The corporate development department at Cisco (NASDAQ:CSCO) has been on spending spree in 2012. The company has made ten acquisitions this year, three of which came in November alone. The company's most seminal acquisition to date came on November 18, 2012, when it acquired Meraki, Inc., a leader in cloud computing for middle-market businesses and enterprises. The acquisition will allow Cisco to make cloud-managed networks available to its middle-market businesses and enterprises. For a company that zealously defends its market share position, known for purging its competition, this move may be its boldest, and wisest, yet.
For the past few years, Cisco has vigorously defended its dominant market share of the networking business; often times, however, the ascent of cloud computing has revolutionized the industry. This series of acquisitions in 2012 has been part of the company's strategy to reassert its dominance with Meraki being its shrewdest move yet. It has, however, raised the following question: what does the acquisition of Meraki mean for the company going forward? There are 3 takeaways, all of which are positive for the company.
First, the acquisition is good for Cisco's customers on two fronts. First, while Cisco has made valiant strides with the Cisco Connect Cloud/Smart Wi-Fi platform, Meraki's cloud management expertise in amalgamation with Cisco's hardware will be a significant improvement, and will be a formidable product in the marketplace. Meraki's services are focused on the growing number of underserved middle-market companies who are expanding rapidly. Second, the acquisition will enable the company to bridge the nexus between its network hardware and cloud technology. According to Meraki, mobile devices accounted for the majority of devices accessing networks for the first time in 2012.
Second, by bridging the gap between network hardware and cloud computing, Cisco has not only created value for its clients, but has created a new growth driver for itself. The company, which grew at a modest 6% when other companies were experiencing negative growth recently, has been trying to determine ways to capitalize on the cloud computing revolution. Based on projections, Meraki believes that with Cisco's global reach, revenues, which are currently around $20 million, will see a significant spike in the not-so-distant-future.
Third, the acquisition will enable Cisco to meet its goal of maintaining a dominant share of the market. The biggest loser from this deal is Aruba (NASDAQ:ARUN). Aruba's new cloud-based Wi-Fi solution, which was seen by the company as a key area for growth, will now become a parochial relic.
Cisco's most contentious rival, Juniper (NYSE:JNPR), will be a close second in the race for biggest loser because of this acquisition. The networking company, which has always been a nemesis in the market share battle, will also face serious challenges because of Meraki's cloud controller architecture. This architecture, which is far better than the "controller-based" architectures, can easily transfer into cloud based SDN controller in the future-creating even more problems for Aruba and Juniper.

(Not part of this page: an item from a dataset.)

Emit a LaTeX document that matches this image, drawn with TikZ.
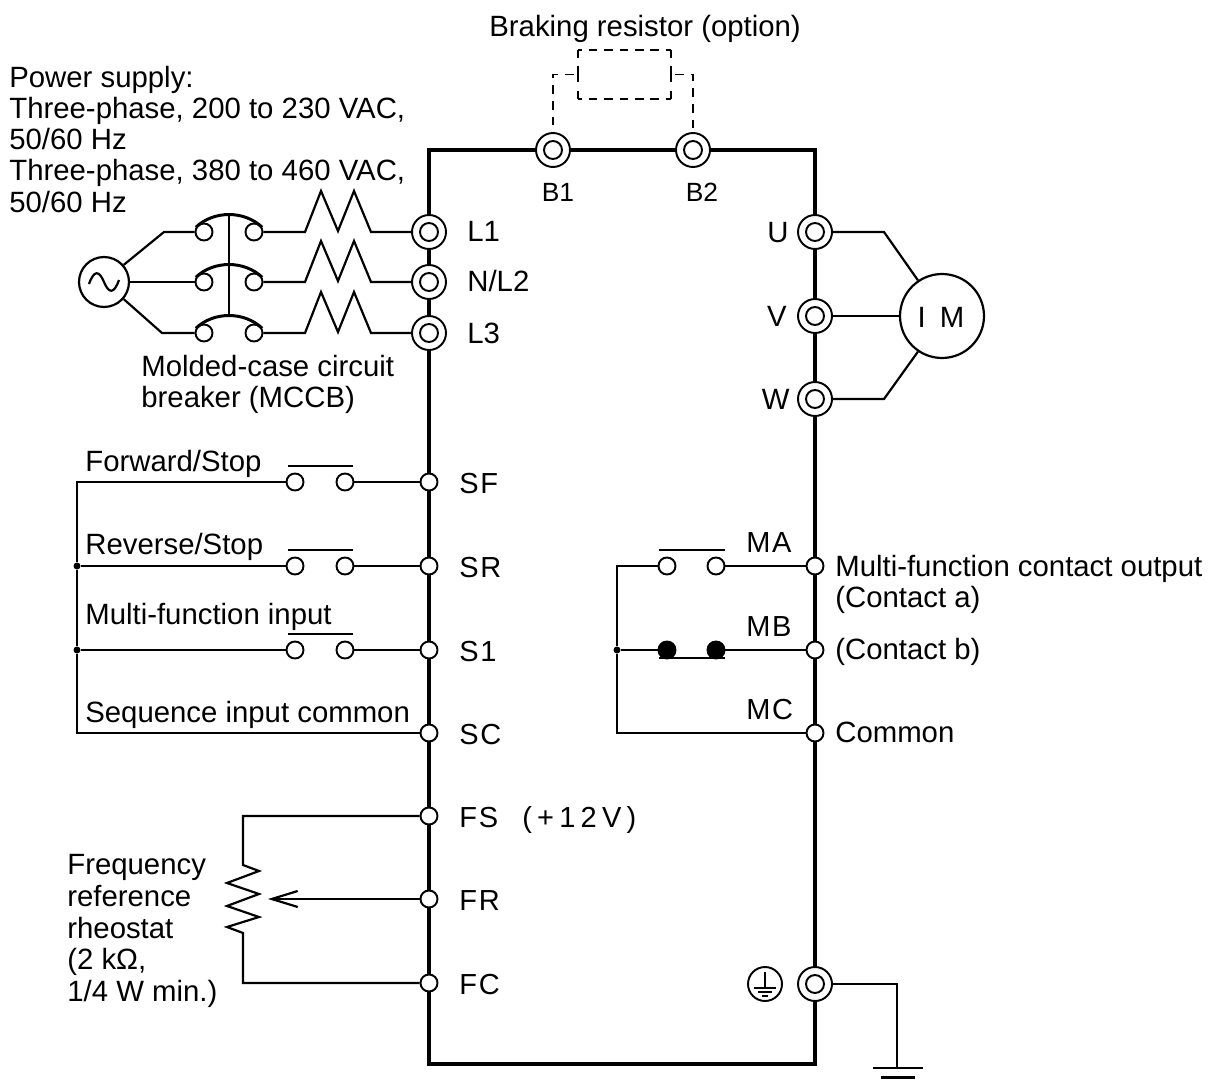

Hewlett Packard (NYSE:HPQ) stands to lose as well. This acquisition is part of the larger SDN rivalry that has been going on between the two companies over the last year. Hewlett Packard, which has focused on cutting into Cisco's switching market share, finds themselves searching for a new solution to broaden its customer base quickly. The company, which acquired 3com to compete with Cisco in this business, will need to find other Wi-Fi vendors such as Meru or Ruckus to compete.
International Business Machine (NYSE:IBM) also stands to lose, however, not as severely as the aforementioned companies. IBM, while it has strategic alliances with Cisco, is partnered with Brocade (NASDAQ:BRCD) to provide Ethernet switching equipment that is no match to what Meraki and Cisco can provide. If Brocade is to compete in this area, they will need to be acquired quickly so they can not only expand their customer base but also have a team of engineers who can improve their network solutions.
Cisco's acquisition of Meraki was a smart move that will reap the company benefits for years as the cloud computing revolution determines the winners and losers for the next decade. While the stock price is still down from its year-to-date high in April, the company has positioned itself to continue to maintain, if not gain, market share in the networking business by taking advantage of cloud based technologies. The company is on a good path with the acquisitions it has made in 2012, with Meraki being its most seminal achievement to date.
The company set out in 2012 to make acquisitions a part of a larger plan to seek businesses with higher margins and lower costs, and to provide services and products that customers demand. Moreover, Cisco is focused on cloud-based companies that can address the broader networking shifts towards cloud. This vision has served the company well, and will do so going forward.
Disclosure: I have no positions in any stocks mentioned, and no plans to initiate any positions within the next 72 hours. I wrote this article myself, and it expresses my own opinions. I am not receiving compensation for it (other than from Seeking Alpha). I have no business relationship with any company whose stock is mentioned in this article.